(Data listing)
• • • • •
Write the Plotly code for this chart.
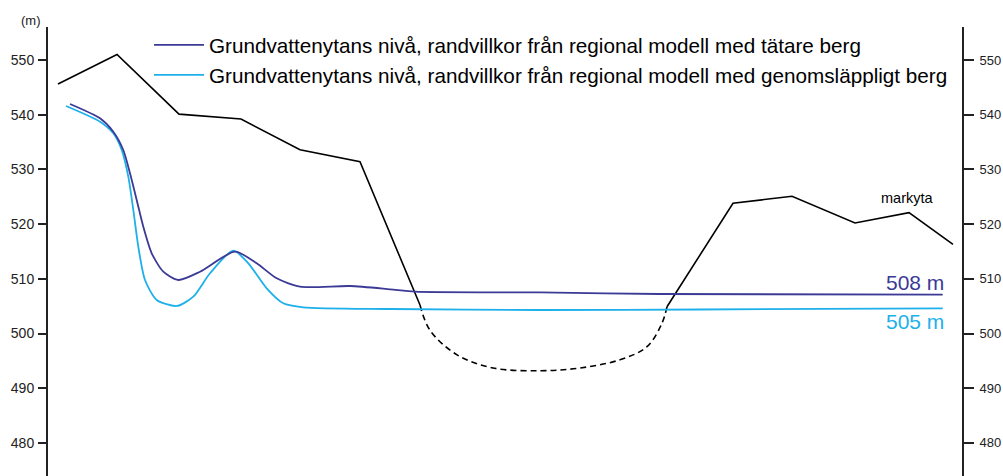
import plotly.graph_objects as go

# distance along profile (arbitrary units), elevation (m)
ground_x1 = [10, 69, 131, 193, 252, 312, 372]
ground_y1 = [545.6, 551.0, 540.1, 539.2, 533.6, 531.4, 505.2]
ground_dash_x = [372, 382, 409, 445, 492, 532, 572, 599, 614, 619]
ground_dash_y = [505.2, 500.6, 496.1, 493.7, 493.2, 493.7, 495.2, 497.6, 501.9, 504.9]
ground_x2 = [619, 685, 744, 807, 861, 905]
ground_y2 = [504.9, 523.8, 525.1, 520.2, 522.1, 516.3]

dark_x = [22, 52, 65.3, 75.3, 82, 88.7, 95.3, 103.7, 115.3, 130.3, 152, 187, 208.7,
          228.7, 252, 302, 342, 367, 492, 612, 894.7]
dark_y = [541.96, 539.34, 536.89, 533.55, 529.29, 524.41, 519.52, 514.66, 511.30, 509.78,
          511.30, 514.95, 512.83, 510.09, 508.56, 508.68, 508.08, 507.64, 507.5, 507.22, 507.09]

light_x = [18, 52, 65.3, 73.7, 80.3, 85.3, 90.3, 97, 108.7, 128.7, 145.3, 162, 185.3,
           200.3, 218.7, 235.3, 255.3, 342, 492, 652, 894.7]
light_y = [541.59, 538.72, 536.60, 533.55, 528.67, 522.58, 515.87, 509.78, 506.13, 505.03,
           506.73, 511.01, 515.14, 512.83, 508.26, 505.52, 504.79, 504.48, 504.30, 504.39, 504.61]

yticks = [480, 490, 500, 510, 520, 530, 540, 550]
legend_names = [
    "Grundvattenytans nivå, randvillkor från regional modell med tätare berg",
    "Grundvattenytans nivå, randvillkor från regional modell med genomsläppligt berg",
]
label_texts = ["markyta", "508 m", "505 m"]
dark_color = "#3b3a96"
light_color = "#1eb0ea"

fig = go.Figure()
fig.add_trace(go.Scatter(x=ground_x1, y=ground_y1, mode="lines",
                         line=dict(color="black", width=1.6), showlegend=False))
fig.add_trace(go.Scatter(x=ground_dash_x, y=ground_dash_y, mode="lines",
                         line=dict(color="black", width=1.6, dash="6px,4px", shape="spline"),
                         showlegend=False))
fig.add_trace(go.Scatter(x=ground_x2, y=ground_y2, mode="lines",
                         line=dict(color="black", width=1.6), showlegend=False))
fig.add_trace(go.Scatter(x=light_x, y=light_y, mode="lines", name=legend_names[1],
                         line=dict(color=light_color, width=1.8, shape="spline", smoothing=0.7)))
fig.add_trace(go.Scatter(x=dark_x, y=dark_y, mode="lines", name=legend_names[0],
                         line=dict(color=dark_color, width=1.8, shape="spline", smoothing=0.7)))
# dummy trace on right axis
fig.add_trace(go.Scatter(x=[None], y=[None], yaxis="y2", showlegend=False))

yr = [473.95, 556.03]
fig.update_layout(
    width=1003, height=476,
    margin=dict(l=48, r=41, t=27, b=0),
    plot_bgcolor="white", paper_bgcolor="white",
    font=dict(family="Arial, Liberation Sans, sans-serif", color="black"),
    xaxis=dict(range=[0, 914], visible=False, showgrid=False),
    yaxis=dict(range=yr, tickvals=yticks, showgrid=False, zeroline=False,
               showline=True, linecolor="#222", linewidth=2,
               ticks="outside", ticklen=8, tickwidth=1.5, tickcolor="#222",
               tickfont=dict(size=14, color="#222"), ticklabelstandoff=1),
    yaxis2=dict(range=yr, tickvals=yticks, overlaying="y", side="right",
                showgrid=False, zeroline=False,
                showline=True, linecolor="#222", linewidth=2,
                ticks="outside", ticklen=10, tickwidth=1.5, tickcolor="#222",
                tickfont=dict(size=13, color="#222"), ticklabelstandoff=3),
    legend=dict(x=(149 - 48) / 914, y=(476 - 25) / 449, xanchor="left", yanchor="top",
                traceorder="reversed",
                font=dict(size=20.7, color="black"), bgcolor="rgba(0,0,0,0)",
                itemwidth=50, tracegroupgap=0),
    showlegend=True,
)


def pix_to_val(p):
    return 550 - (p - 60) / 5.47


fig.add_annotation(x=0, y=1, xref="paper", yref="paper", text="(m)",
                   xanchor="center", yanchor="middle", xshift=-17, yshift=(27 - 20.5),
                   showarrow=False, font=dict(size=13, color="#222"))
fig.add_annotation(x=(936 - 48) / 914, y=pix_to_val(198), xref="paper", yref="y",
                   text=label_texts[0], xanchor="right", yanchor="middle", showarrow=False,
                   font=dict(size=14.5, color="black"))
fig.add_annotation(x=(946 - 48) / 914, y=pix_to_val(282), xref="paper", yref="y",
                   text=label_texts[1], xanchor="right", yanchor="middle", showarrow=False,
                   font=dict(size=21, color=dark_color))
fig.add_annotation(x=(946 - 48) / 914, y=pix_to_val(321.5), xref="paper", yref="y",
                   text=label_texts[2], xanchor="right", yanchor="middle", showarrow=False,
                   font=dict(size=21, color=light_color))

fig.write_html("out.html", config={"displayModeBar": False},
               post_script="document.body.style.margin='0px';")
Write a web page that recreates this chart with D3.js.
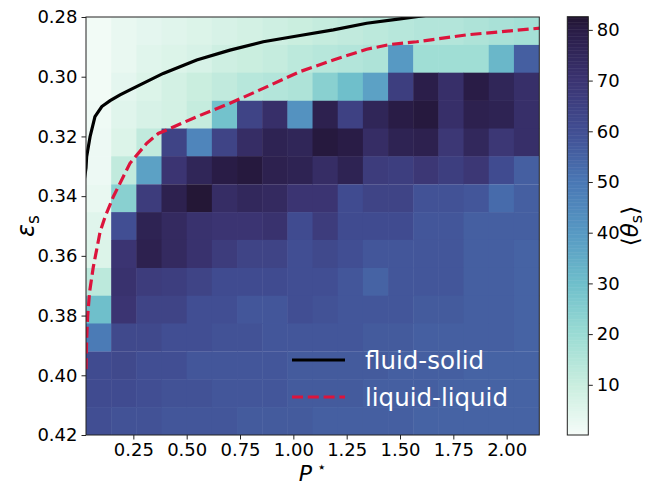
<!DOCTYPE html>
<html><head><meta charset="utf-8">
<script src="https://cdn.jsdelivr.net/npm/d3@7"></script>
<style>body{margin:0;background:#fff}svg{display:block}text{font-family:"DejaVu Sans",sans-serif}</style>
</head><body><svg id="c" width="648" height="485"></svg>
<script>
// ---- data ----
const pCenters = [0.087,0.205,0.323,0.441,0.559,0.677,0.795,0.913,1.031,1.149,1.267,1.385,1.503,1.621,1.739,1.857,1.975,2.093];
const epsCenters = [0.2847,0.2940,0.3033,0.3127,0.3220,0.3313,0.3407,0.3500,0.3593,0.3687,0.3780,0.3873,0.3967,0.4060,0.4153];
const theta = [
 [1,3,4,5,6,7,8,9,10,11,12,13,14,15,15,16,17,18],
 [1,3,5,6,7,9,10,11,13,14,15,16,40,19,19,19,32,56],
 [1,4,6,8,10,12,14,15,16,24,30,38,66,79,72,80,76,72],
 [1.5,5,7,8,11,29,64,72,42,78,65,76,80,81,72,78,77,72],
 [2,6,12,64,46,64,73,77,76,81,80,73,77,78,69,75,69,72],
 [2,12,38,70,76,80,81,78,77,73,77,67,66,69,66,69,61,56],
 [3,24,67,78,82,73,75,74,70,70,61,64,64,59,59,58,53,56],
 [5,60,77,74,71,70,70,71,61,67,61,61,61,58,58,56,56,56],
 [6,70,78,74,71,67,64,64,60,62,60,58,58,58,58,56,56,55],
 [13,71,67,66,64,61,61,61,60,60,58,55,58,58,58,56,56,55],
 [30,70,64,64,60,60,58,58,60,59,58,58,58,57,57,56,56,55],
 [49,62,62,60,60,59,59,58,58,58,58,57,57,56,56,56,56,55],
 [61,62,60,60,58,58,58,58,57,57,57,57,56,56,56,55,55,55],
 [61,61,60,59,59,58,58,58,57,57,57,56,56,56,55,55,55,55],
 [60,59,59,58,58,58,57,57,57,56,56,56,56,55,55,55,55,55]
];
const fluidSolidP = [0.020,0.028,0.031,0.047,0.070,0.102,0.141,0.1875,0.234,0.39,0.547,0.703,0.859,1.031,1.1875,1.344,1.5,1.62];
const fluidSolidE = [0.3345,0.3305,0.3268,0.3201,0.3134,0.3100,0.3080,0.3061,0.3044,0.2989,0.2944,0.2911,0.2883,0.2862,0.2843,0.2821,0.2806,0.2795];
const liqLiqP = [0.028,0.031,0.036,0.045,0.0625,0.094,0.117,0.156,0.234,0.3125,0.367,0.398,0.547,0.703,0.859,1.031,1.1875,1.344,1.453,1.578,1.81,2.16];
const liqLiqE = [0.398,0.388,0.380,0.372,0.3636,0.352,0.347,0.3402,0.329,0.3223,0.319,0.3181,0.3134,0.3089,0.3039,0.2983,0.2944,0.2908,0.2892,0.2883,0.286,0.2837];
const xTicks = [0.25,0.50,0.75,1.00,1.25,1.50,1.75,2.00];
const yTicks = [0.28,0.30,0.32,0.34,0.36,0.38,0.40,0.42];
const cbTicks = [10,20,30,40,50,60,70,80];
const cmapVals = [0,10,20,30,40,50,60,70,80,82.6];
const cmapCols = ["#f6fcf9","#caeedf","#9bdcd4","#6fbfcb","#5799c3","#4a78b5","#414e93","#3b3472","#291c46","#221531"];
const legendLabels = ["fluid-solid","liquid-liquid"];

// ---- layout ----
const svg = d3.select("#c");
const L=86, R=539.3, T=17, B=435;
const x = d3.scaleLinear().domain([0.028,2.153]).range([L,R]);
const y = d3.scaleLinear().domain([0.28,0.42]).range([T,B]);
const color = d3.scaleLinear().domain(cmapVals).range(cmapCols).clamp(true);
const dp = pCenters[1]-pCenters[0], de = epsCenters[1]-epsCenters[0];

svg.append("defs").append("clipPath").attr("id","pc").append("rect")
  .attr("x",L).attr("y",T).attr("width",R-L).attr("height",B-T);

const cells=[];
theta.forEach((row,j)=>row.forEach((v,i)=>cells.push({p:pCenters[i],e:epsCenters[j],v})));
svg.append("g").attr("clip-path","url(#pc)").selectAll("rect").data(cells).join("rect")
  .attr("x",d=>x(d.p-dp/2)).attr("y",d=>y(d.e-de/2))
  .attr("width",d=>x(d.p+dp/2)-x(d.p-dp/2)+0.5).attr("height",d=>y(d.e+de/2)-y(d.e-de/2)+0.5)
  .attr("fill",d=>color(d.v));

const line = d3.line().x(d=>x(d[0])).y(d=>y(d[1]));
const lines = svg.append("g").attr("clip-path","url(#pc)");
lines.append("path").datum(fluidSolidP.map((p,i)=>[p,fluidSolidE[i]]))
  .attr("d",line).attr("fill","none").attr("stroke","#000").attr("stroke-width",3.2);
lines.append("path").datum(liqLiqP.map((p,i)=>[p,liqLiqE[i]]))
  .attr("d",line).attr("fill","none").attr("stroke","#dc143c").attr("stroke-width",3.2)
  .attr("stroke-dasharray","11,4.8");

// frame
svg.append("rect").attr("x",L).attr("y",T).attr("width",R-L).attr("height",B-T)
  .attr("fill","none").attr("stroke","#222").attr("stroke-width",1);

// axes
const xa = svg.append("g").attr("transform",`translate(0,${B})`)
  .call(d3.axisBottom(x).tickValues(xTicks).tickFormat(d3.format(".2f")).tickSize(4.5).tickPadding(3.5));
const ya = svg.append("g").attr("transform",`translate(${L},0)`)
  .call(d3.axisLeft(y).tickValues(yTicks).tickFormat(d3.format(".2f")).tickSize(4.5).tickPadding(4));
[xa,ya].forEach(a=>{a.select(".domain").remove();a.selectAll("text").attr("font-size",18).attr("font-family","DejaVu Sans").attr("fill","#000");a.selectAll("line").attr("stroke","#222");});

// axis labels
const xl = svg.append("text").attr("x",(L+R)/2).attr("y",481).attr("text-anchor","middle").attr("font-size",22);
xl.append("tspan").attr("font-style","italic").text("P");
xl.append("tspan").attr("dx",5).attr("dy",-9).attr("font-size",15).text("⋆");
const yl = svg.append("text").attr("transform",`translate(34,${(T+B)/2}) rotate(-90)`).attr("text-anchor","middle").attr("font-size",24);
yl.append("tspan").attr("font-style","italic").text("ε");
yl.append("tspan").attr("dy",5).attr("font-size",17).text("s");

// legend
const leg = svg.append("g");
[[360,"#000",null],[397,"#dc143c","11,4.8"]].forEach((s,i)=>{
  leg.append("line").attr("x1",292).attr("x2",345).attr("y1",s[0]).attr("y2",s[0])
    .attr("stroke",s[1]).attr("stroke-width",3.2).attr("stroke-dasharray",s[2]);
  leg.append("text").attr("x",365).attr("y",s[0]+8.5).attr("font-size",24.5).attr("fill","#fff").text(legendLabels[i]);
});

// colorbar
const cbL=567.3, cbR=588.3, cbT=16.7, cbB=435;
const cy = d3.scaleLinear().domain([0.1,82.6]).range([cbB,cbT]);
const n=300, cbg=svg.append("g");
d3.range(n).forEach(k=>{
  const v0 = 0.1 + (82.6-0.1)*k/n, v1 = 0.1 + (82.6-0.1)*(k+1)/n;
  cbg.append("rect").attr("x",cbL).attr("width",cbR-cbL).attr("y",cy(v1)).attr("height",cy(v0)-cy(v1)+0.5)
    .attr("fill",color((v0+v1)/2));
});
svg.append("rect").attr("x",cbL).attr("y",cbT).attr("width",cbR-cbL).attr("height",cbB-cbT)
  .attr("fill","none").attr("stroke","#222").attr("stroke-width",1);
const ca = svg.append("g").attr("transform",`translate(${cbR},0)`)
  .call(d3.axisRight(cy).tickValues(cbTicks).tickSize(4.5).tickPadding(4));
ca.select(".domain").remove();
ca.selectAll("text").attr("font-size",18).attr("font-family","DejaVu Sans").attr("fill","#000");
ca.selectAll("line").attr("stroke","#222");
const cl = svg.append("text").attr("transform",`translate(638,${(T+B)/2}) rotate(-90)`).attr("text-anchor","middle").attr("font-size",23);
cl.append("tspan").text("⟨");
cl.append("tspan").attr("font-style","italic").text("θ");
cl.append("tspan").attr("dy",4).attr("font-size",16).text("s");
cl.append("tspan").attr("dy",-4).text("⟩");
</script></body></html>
• • • • •
◆ EXERCISE REQUIREMENTS: Output exactly the span of lines from the top of the listing through the line holding "507.5, 507.22, 507.09]", and leave every picture out.

◆ WORKED SOLUTION:
Write the Plotly code for this chart.
import plotly.graph_objects as go

# distance along profile (arbitrary units), elevation (m)
ground_x1 = [10, 69, 131, 193, 252, 312, 372]
ground_y1 = [545.6, 551.0, 540.1, 539.2, 533.6, 531.4, 505.2]
ground_dash_x = [372, 382, 409, 445, 492, 532, 572, 599, 614, 619]
ground_dash_y = [505.2, 500.6, 496.1, 493.7, 493.2, 493.7, 495.2, 497.6, 501.9, 504.9]
ground_x2 = [619, 685, 744, 807, 861, 905]
ground_y2 = [504.9, 523.8, 525.1, 520.2, 522.1, 516.3]

dark_x = [22, 52, 65.3, 75.3, 82, 88.7, 95.3, 103.7, 115.3, 130.3, 152, 187, 208.7,
          228.7, 252, 302, 342, 367, 492, 612, 894.7]
dark_y = [541.96, 539.34, 536.89, 533.55, 529.29, 524.41, 519.52, 514.66, 511.30, 509.78,
          511.30, 514.95, 512.83, 510.09, 508.56, 508.68, 508.08, 507.64, 507.5, 507.22, 507.09]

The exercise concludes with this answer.